[Begin Recorded data]

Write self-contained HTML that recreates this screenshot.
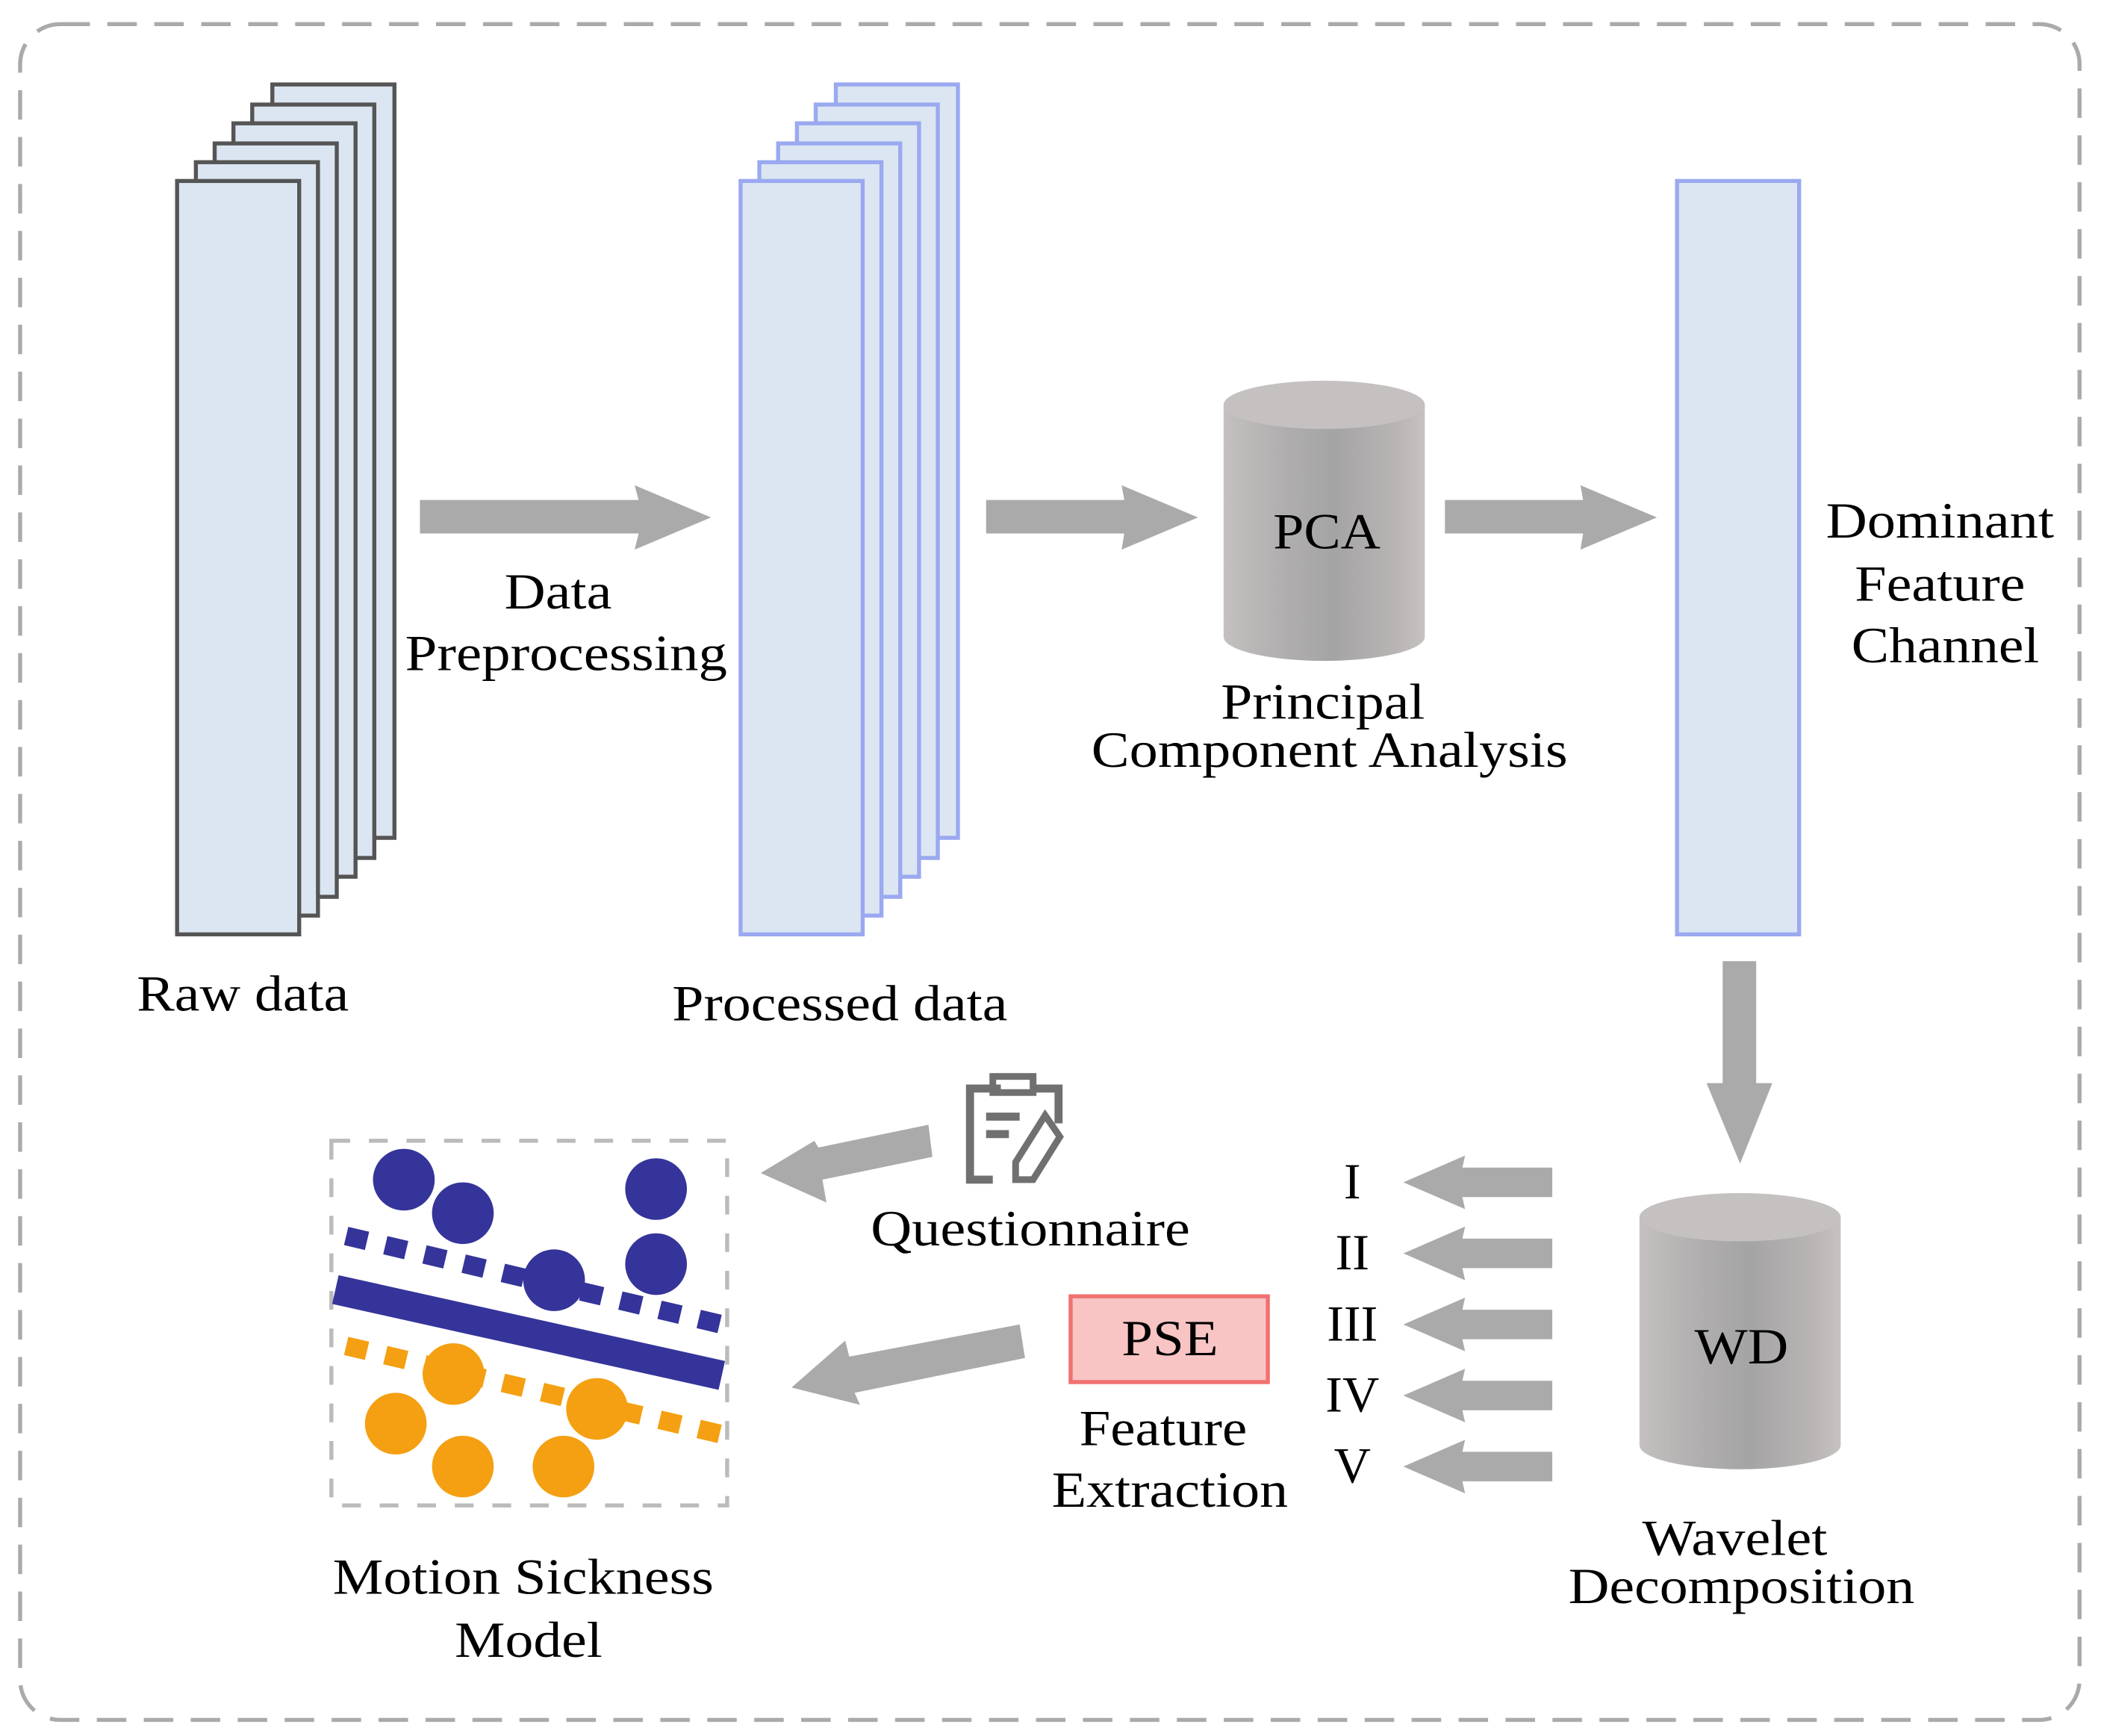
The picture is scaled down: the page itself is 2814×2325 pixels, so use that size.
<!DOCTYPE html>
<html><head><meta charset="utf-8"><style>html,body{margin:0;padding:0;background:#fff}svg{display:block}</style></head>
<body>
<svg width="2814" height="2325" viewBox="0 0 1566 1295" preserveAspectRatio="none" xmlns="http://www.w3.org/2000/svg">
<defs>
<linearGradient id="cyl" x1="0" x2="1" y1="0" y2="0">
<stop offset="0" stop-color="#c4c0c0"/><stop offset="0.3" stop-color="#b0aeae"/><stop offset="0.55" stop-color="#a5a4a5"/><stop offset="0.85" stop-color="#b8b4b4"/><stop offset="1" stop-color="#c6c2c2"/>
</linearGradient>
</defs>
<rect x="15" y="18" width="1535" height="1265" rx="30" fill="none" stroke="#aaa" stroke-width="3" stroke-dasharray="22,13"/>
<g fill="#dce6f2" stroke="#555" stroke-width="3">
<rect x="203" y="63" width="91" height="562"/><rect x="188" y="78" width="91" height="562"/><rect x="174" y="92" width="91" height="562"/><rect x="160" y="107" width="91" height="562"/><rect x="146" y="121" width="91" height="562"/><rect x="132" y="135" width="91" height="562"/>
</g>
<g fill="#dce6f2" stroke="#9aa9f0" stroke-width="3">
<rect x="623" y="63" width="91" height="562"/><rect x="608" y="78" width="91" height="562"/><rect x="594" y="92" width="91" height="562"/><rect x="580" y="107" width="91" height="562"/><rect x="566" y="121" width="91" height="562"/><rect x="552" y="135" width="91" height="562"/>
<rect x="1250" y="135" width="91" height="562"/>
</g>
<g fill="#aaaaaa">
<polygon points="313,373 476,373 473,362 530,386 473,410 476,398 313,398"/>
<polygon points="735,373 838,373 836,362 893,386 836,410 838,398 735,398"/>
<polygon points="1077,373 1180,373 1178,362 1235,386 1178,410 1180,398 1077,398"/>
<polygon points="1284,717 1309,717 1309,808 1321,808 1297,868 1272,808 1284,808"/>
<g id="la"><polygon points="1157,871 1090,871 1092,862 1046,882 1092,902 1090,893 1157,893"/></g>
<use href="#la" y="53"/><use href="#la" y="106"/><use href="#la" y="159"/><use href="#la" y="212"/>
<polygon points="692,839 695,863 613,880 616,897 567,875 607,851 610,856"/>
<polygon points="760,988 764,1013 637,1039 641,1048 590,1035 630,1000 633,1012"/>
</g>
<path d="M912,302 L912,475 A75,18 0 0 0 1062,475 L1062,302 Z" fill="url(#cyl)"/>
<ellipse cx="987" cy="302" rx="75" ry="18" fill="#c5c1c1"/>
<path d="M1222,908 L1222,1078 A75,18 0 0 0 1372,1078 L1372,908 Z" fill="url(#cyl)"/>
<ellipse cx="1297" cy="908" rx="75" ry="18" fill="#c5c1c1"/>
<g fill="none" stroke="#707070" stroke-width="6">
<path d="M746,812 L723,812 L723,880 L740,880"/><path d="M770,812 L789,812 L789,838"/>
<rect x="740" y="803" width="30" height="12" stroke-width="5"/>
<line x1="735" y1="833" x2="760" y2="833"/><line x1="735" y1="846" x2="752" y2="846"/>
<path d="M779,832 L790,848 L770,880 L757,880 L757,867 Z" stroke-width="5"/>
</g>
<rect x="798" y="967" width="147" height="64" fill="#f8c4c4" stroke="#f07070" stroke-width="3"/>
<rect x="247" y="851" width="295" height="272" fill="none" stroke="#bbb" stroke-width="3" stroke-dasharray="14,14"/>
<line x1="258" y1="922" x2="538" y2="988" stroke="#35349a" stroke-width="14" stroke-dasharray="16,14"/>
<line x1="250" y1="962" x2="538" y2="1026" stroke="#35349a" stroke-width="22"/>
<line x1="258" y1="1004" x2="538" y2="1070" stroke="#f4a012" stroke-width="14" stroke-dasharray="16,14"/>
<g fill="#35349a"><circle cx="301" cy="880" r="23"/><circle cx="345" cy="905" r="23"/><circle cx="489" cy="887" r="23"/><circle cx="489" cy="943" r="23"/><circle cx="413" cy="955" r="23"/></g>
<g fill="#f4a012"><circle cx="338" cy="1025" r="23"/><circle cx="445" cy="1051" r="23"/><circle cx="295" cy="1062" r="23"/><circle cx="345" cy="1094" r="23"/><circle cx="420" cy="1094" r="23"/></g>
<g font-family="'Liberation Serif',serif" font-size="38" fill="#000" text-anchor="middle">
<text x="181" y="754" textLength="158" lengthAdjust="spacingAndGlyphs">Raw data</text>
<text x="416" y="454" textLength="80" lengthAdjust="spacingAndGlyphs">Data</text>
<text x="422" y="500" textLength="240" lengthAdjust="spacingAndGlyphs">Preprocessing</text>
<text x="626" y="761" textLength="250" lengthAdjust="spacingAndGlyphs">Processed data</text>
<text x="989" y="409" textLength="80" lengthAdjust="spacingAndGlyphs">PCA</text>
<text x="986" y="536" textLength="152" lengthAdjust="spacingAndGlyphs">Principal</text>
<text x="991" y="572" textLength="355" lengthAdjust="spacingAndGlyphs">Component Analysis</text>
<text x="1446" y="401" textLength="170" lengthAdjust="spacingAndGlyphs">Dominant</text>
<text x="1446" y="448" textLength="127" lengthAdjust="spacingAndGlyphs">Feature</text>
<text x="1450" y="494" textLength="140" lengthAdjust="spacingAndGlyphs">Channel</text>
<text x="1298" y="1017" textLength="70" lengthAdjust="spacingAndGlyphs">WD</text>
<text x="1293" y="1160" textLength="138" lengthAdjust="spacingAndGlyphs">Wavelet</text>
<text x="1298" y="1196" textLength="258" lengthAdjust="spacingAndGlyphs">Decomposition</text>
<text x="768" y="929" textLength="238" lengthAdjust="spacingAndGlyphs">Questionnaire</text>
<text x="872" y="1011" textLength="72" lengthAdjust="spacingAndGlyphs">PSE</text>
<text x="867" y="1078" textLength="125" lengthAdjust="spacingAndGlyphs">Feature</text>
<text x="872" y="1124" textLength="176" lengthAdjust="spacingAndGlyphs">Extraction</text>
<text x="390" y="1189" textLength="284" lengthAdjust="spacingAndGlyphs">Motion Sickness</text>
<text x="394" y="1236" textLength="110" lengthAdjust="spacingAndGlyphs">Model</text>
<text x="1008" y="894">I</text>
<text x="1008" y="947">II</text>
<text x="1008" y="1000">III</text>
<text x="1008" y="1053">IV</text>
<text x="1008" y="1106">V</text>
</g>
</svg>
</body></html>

[End Recorded data]

• _Set task_: Reproduce the material above in full and without alteration, but skip all pictures.

• _Task response_:
Write self-contained HTML that recreates this screenshot.
The picture is scaled down: the page itself is 2814×2325 pixels, so use that size.
<!DOCTYPE html>
<html><head><meta charset="utf-8"><style>html,body{margin:0;padding:0;background:#fff}svg{display:block}</style></head>
<body>
<svg width="2814" height="2325" viewBox="0 0 1566 1295" preserveAspectRatio="none" xmlns="http://www.w3.org/2000/svg">
<defs>
<linearGradient id="cyl" x1="0" x2="1" y1="0" y2="0">
<stop offset="0" stop-color="#c4c0c0"/><stop offset="0.3" stop-color="#b0aeae"/><stop offset="0.55" stop-color="#a5a4a5"/><stop offset="0.85" stop-color="#b8b4b4"/><stop offset="1" stop-color="#c6c2c2"/>
</linearGradient>
</defs>
<rect x="15" y="18" width="1535" height="1265" rx="30" fill="none" stroke="#aaa" stroke-width="3" stroke-dasharray="22,13"/>
<g fill="#dce6f2" stroke="#555" stroke-width="3">
<rect x="203" y="63" width="91" height="562"/><rect x="188" y="78" width="91" height="562"/><rect x="174" y="92" width="91" height="562"/><rect x="160" y="107" width="91" height="562"/><rect x="146" y="121" width="91" height="562"/><rect x="132" y="135" width="91" height="562"/>
</g>
<g fill="#dce6f2" stroke="#9aa9f0" stroke-width="3">
<rect x="623" y="63" width="91" height="562"/><rect x="608" y="78" width="91" height="562"/><rect x="594" y="92" width="91" height="562"/><rect x="580" y="107" width="91" height="562"/><rect x="566" y="121" width="91" height="562"/><rect x="552" y="135" width="91" height="562"/>
<rect x="1250" y="135" width="91" height="562"/>
</g>
<g fill="#aaaaaa">
<polygon points="313,373 476,373 473,362 530,386 473,410 476,398 313,398"/>
<polygon points="735,373 838,373 836,362 893,386 836,410 838,398 735,398"/>
<polygon points="1077,373 1180,373 1178,362 1235,386 1178,410 1180,398 1077,398"/>
<polygon points="1284,717 1309,717 1309,808 1321,808 1297,868 1272,808 1284,808"/>
<g id="la"><polygon points="1157,871 1090,871 1092,862 1046,882 1092,902 1090,893 1157,893"/></g>
<use href="#la" y="53"/><use href="#la" y="106"/><use href="#la" y="159"/><use href="#la" y="212"/>
<polygon points="692,839 695,863 613,880 616,897 567,875 607,851 610,856"/>
<polygon points="760,988 764,1013 637,1039 641,1048 590,1035 630,1000 633,1012"/>
</g>
<path d="M912,302 L912,475 A75,18 0 0 0 1062,475 L1062,302 Z" fill="url(#cyl)"/>
<ellipse cx="987" cy="302" rx="75" ry="18" fill="#c5c1c1"/>
<path d="M1222,908 L1222,1078 A75,18 0 0 0 1372,1078 L1372,908 Z" fill="url(#cyl)"/>
<ellipse cx="1297" cy="908" rx="75" ry="18" fill="#c5c1c1"/>
<g fill="none" stroke="#707070" stroke-width="6">
<path d="M746,812 L723,812 L723,880 L740,880"/><path d="M770,812 L789,812 L789,838"/>
<rect x="740" y="803" width="30" height="12" stroke-width="5"/>
<line x1="735" y1="833" x2="760" y2="833"/><line x1="735" y1="846" x2="752" y2="846"/>
<path d="M779,832 L790,848 L770,880 L757,880 L757,867 Z" stroke-width="5"/>
</g>
<rect x="798" y="967" width="147" height="64" fill="#f8c4c4" stroke="#f07070" stroke-width="3"/>
<rect x="247" y="851" width="295" height="272" fill="none" stroke="#bbb" stroke-width="3" stroke-dasharray="14,14"/>
<line x1="258" y1="922" x2="538" y2="988" stroke="#35349a" stroke-width="14" stroke-dasharray="16,14"/>
<line x1="250" y1="962" x2="538" y2="1026" stroke="#35349a" stroke-width="22"/>
<line x1="258" y1="1004" x2="538" y2="1070" stroke="#f4a012" stroke-width="14" stroke-dasharray="16,14"/>
<g fill="#35349a"><circle cx="301" cy="880" r="23"/><circle cx="345" cy="905" r="23"/><circle cx="489" cy="887" r="23"/><circle cx="489" cy="943" r="23"/><circle cx="413" cy="955" r="23"/></g>
<g fill="#f4a012"><circle cx="338" cy="1025" r="23"/><circle cx="445" cy="1051" r="23"/><circle cx="295" cy="1062" r="23"/><circle cx="345" cy="1094" r="23"/><circle cx="420" cy="1094" r="23"/></g>
<g font-family="'Liberation Serif',serif" font-size="38" fill="#000" text-anchor="middle">
<text x="181" y="754" textLength="158" lengthAdjust="spacingAndGlyphs">Raw data</text>
<text x="416" y="454" textLength="80" lengthAdjust="spacingAndGlyphs">Data</text>
<text x="422" y="500" textLength="240" lengthAdjust="spacingAndGlyphs">Preprocessing</text>
<text x="626" y="761" textLength="250" lengthAdjust="spacingAndGlyphs">Processed data</text>
<text x="989" y="409" textLength="80" lengthAdjust="spacingAndGlyphs">PCA</text>
<text x="986" y="536" textLength="152" lengthAdjust="spacingAndGlyphs">Principal</text>
<text x="991" y="572" textLength="355" lengthAdjust="spacingAndGlyphs">Component Analysis</text>
<text x="1446" y="401" textLength="170" lengthAdjust="spacingAndGlyphs">Dominant</text>
<text x="1446" y="448" textLength="127" lengthAdjust="spacingAndGlyphs">Feature</text>
<text x="1450" y="494" textLength="140" lengthAdjust="spacingAndGlyphs">Channel</text>
<text x="1298" y="1017" textLength="70" lengthAdjust="spacingAndGlyphs">WD</text>
<text x="1293" y="1160" textLength="138" lengthAdjust="spacingAndGlyphs">Wavelet</text>
<text x="1298" y="1196" textLength="258" lengthAdjust="spacingAndGlyphs">Decomposition</text>
<text x="768" y="929" textLength="238" lengthAdjust="spacingAndGlyphs">Questionnaire</text>
<text x="872" y="1011" textLength="72" lengthAdjust="spacingAndGlyphs">PSE</text>
<text x="867" y="1078" textLength="125" lengthAdjust="spacingAndGlyphs">Feature</text>
<text x="872" y="1124" textLength="176" lengthAdjust="spacingAndGlyphs">Extraction</text>
<text x="390" y="1189" textLength="284" lengthAdjust="spacingAndGlyphs">Motion Sickness</text>
<text x="394" y="1236" textLength="110" lengthAdjust="spacingAndGlyphs">Model</text>
<text x="1008" y="894">I</text>
<text x="1008" y="947">II</text>
<text x="1008" y="1000">III</text>
<text x="1008" y="1053">IV</text>
<text x="1008" y="1106">V</text>
</g>
</svg>
</body></html>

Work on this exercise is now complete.